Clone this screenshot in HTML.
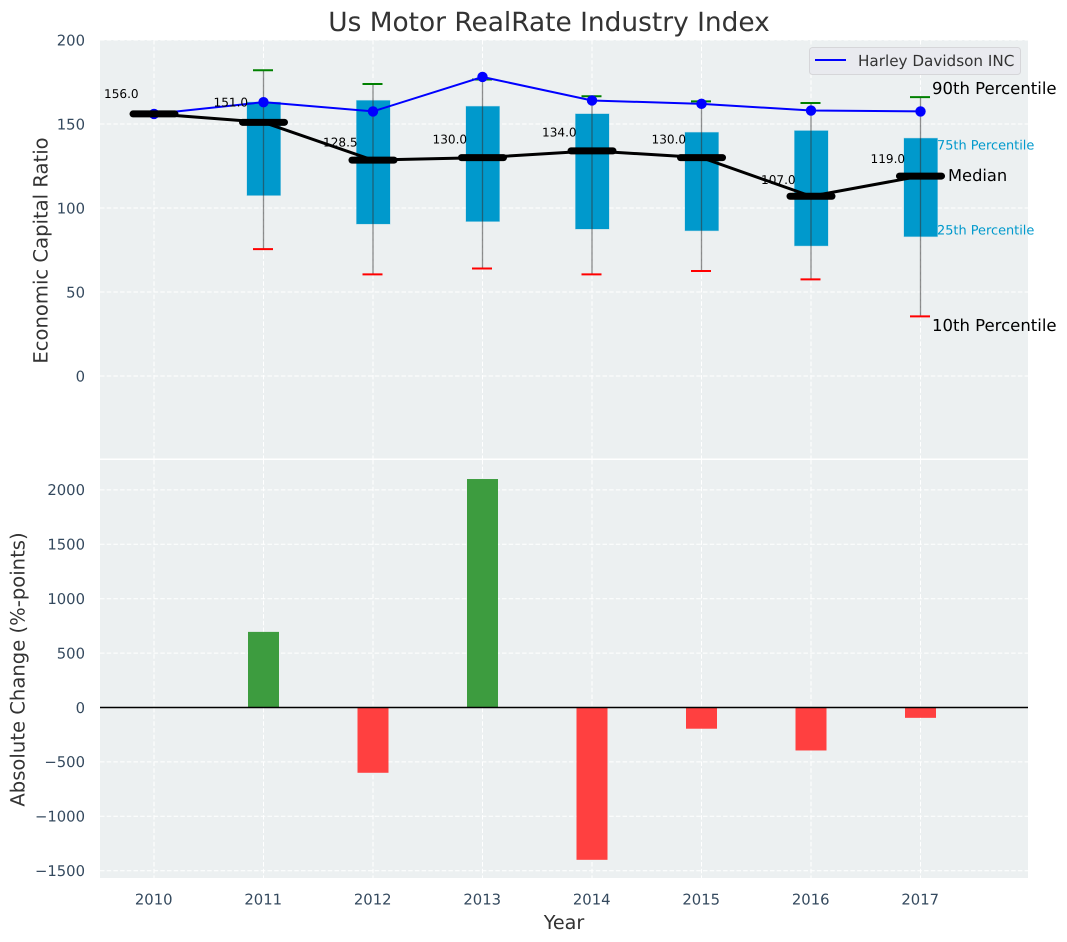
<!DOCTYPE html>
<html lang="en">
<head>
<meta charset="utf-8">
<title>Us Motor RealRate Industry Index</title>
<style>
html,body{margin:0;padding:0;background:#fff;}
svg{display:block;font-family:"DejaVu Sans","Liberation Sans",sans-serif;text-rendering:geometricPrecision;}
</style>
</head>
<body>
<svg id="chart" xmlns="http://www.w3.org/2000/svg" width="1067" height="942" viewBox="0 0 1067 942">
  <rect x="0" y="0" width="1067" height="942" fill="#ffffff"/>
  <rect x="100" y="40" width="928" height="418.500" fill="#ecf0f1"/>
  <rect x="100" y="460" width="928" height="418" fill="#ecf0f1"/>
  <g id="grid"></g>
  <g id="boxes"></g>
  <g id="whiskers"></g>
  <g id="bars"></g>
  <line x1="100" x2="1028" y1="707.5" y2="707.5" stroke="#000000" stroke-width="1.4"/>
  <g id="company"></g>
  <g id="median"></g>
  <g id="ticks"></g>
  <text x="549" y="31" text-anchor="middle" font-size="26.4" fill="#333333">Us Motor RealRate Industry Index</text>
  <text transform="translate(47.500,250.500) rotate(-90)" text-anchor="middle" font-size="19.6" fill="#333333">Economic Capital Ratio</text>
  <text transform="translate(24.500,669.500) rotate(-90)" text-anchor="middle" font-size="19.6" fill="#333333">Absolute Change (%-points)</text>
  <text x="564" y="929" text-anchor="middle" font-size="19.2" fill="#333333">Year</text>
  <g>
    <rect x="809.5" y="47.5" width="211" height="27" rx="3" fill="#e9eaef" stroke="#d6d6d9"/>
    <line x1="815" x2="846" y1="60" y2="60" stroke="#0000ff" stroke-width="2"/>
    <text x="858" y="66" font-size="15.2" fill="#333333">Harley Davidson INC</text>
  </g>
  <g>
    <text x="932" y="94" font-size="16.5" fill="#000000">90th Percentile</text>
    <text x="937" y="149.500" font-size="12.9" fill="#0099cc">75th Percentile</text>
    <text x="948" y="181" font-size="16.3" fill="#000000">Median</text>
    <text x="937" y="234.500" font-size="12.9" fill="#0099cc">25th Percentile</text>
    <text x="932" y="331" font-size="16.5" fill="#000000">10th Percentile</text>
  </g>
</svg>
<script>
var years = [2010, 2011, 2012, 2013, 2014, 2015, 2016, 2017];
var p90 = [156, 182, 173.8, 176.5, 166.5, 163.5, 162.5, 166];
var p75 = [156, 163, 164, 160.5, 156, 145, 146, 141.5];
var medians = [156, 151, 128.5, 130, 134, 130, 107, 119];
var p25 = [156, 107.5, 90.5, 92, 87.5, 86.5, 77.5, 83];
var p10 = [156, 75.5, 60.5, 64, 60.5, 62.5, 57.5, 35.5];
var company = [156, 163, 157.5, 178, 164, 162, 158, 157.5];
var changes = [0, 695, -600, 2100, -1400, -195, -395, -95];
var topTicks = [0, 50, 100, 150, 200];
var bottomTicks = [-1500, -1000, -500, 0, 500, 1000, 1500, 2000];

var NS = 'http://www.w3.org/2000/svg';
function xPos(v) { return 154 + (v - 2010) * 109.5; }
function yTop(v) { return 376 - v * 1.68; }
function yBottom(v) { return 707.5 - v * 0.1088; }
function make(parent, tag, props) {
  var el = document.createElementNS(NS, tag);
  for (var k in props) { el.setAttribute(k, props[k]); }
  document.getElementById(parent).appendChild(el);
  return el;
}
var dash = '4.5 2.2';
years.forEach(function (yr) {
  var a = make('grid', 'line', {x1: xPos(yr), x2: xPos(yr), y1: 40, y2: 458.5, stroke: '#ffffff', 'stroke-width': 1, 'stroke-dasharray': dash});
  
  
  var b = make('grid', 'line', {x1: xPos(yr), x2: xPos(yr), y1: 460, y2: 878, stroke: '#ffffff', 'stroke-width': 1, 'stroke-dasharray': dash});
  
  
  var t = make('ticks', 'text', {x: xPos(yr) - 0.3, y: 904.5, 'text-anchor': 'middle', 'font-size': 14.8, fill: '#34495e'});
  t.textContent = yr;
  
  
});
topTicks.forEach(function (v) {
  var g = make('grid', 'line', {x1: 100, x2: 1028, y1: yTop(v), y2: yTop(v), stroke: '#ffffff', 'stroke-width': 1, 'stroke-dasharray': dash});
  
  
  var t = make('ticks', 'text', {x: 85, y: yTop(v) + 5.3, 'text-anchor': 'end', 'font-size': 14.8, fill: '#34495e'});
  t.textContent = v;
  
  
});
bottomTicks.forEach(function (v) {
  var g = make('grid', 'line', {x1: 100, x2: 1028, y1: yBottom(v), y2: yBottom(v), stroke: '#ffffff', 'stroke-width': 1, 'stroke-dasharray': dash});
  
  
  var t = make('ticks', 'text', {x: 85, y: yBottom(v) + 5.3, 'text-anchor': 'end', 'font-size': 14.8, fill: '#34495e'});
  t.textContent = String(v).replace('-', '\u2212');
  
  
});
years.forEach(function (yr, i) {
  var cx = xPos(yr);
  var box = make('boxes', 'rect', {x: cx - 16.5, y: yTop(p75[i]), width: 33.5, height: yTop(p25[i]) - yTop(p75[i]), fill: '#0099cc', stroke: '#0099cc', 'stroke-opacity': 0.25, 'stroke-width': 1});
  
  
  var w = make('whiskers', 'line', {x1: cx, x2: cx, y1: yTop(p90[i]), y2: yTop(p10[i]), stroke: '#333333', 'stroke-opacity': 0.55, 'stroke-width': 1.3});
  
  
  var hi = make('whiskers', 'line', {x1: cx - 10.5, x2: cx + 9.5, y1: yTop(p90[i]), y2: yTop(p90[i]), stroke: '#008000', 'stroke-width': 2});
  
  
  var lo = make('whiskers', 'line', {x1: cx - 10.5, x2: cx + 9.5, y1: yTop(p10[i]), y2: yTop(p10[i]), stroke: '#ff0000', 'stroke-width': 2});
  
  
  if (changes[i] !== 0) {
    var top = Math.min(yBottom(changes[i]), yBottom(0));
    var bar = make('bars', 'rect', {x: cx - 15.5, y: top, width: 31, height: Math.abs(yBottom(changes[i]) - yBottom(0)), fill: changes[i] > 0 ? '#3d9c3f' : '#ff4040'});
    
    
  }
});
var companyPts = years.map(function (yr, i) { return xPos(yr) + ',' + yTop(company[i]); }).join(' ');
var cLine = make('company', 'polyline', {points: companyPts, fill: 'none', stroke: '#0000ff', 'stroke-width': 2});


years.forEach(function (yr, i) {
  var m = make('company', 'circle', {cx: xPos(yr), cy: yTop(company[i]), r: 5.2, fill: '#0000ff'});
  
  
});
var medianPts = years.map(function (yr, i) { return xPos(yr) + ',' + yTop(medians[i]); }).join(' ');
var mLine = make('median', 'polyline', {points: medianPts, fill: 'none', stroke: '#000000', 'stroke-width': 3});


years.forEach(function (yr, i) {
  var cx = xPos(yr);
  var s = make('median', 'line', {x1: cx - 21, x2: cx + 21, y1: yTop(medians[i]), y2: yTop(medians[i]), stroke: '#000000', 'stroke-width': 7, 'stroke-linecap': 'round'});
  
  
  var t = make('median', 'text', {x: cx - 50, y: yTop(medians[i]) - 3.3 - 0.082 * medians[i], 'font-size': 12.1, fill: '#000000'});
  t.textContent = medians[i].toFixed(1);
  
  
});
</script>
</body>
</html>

### Problem description
Without including any pictures, reproduce the listing exactly.

### Solved exercise
Clone this screenshot in HTML.
<!DOCTYPE html>
<html lang="en">
<head>
<meta charset="utf-8">
<title>Us Motor RealRate Industry Index</title>
<style>
html,body{margin:0;padding:0;background:#fff;}
svg{display:block;font-family:"DejaVu Sans","Liberation Sans",sans-serif;text-rendering:geometricPrecision;}
</style>
</head>
<body>
<svg id="chart" xmlns="http://www.w3.org/2000/svg" width="1067" height="942" viewBox="0 0 1067 942">
  <rect x="0" y="0" width="1067" height="942" fill="#ffffff"/>
  <rect x="100" y="40" width="928" height="418.500" fill="#ecf0f1"/>
  <rect x="100" y="460" width="928" height="418" fill="#ecf0f1"/>
  <g id="grid"></g>
  <g id="boxes"></g>
  <g id="whiskers"></g>
  <g id="bars"></g>
  <line x1="100" x2="1028" y1="707.5" y2="707.5" stroke="#000000" stroke-width="1.4"/>
  <g id="company"></g>
  <g id="median"></g>
  <g id="ticks"></g>
  <text x="549" y="31" text-anchor="middle" font-size="26.4" fill="#333333">Us Motor RealRate Industry Index</text>
  <text transform="translate(47.500,250.500) rotate(-90)" text-anchor="middle" font-size="19.6" fill="#333333">Economic Capital Ratio</text>
  <text transform="translate(24.500,669.500) rotate(-90)" text-anchor="middle" font-size="19.6" fill="#333333">Absolute Change (%-points)</text>
  <text x="564" y="929" text-anchor="middle" font-size="19.2" fill="#333333">Year</text>
  <g>
    <rect x="809.5" y="47.5" width="211" height="27" rx="3" fill="#e9eaef" stroke="#d6d6d9"/>
    <line x1="815" x2="846" y1="60" y2="60" stroke="#0000ff" stroke-width="2"/>
    <text x="858" y="66" font-size="15.2" fill="#333333">Harley Davidson INC</text>
  </g>
  <g>
    <text x="932" y="94" font-size="16.5" fill="#000000">90th Percentile</text>
    <text x="937" y="149.500" font-size="12.9" fill="#0099cc">75th Percentile</text>
    <text x="948" y="181" font-size="16.3" fill="#000000">Median</text>
    <text x="937" y="234.500" font-size="12.9" fill="#0099cc">25th Percentile</text>
    <text x="932" y="331" font-size="16.5" fill="#000000">10th Percentile</text>
  </g>
</svg>
<script>
var years = [2010, 2011, 2012, 2013, 2014, 2015, 2016, 2017];
var p90 = [156, 182, 173.8, 176.5, 166.5, 163.5, 162.5, 166];
var p75 = [156, 163, 164, 160.5, 156, 145, 146, 141.5];
var medians = [156, 151, 128.5, 130, 134, 130, 107, 119];
var p25 = [156, 107.5, 90.5, 92, 87.5, 86.5, 77.5, 83];
var p10 = [156, 75.5, 60.5, 64, 60.5, 62.5, 57.5, 35.5];
var company = [156, 163, 157.5, 178, 164, 162, 158, 157.5];
var changes = [0, 695, -600, 2100, -1400, -195, -395, -95];
var topTicks = [0, 50, 100, 150, 200];
var bottomTicks = [-1500, -1000, -500, 0, 500, 1000, 1500, 2000];

var NS = 'http://www.w3.org/2000/svg';
function xPos(v) { return 154 + (v - 2010) * 109.5; }
function yTop(v) { return 376 - v * 1.68; }
function yBottom(v) { return 707.5 - v * 0.1088; }
function make(parent, tag, props) {
  var el = document.createElementNS(NS, tag);
  for (var k in props) { el.setAttribute(k, props[k]); }
  document.getElementById(parent).appendChild(el);
  return el;
}
var dash = '4.5 2.2';
years.forEach(function (yr) {
  var a = make('grid', 'line', {x1: xPos(yr), x2: xPos(yr), y1: 40, y2: 458.5, stroke: '#ffffff', 'stroke-width': 1, 'stroke-dasharray': dash});
  
  
  var b = make('grid', 'line', {x1: xPos(yr), x2: xPos(yr), y1: 460, y2: 878, stroke: '#ffffff', 'stroke-width': 1, 'stroke-dasharray': dash});
  
  
  var t = make('ticks', 'text', {x: xPos(yr) - 0.3, y: 904.5, 'text-anchor': 'middle', 'font-size': 14.8, fill: '#34495e'});
  t.textContent = yr;
  
  
});
topTicks.forEach(function (v) {
  var g = make('grid', 'line', {x1: 100, x2: 1028, y1: yTop(v), y2: yTop(v), stroke: '#ffffff', 'stroke-width': 1, 'stroke-dasharray': dash});
  
  
  var t = make('ticks', 'text', {x: 85, y: yTop(v) + 5.3, 'text-anchor': 'end', 'font-size': 14.8, fill: '#34495e'});
  t.textContent = v;
  
  
});
bottomTicks.forEach(function (v) {
  var g = make('grid', 'line', {x1: 100, x2: 1028, y1: yBottom(v), y2: yBottom(v), stroke: '#ffffff', 'stroke-width': 1, 'stroke-dasharray': dash});
  
  
  var t = make('ticks', 'text', {x: 85, y: yBottom(v) + 5.3, 'text-anchor': 'end', 'font-size': 14.8, fill: '#34495e'});
  t.textContent = String(v).replace('-', '\u2212');
  
  
});
years.forEach(function (yr, i) {
  var cx = xPos(yr);
  var box = make('boxes', 'rect', {x: cx - 16.5, y: yTop(p75[i]), width: 33.5, height: yTop(p25[i]) - yTop(p75[i]), fill: '#0099cc', stroke: '#0099cc', 'stroke-opacity': 0.25, 'stroke-width': 1});
  
  
  var w = make('whiskers', 'line', {x1: cx, x2: cx, y1: yTop(p90[i]), y2: yTop(p10[i]), stroke: '#333333', 'stroke-opacity': 0.55, 'stroke-width': 1.3});
  
  
  var hi = make('whiskers', 'line', {x1: cx - 10.5, x2: cx + 9.5, y1: yTop(p90[i]), y2: yTop(p90[i]), stroke: '#008000', 'stroke-width': 2});
  
  
  var lo = make('whiskers', 'line', {x1: cx - 10.5, x2: cx + 9.5, y1: yTop(p10[i]), y2: yTop(p10[i]), stroke: '#ff0000', 'stroke-width': 2});
  
  
  if (changes[i] !== 0) {
    var top = Math.min(yBottom(changes[i]), yBottom(0));
    var bar = make('bars', 'rect', {x: cx - 15.5, y: top, width: 31, height: Math.abs(yBottom(changes[i]) - yBottom(0)), fill: changes[i] > 0 ? '#3d9c3f' : '#ff4040'});
    
    
  }
});
var companyPts = years.map(function (yr, i) { return xPos(yr) + ',' + yTop(company[i]); }).join(' ');
var cLine = make('company', 'polyline', {points: companyPts, fill: 'none', stroke: '#0000ff', 'stroke-width': 2});


years.forEach(function (yr, i) {
  var m = make('company', 'circle', {cx: xPos(yr), cy: yTop(company[i]), r: 5.2, fill: '#0000ff'});
  
  
});
var medianPts = years.map(function (yr, i) { return xPos(yr) + ',' + yTop(medians[i]); }).join(' ');
var mLine = make('median', 'polyline', {points: medianPts, fill: 'none', stroke: '#000000', 'stroke-width': 3});


years.forEach(function (yr, i) {
  var cx = xPos(yr);
  var s = make('median', 'line', {x1: cx - 21, x2: cx + 21, y1: yTop(medians[i]), y2: yTop(medians[i]), stroke: '#000000', 'stroke-width': 7, 'stroke-linecap': 'round'});
  
  
  var t = make('median', 'text', {x: cx - 50, y: yTop(medians[i]) - 3.3 - 0.082 * medians[i], 'font-size': 12.1, fill: '#000000'});
  t.textContent = medians[i].toFixed(1);
  
  
});
</script>
</body>
</html>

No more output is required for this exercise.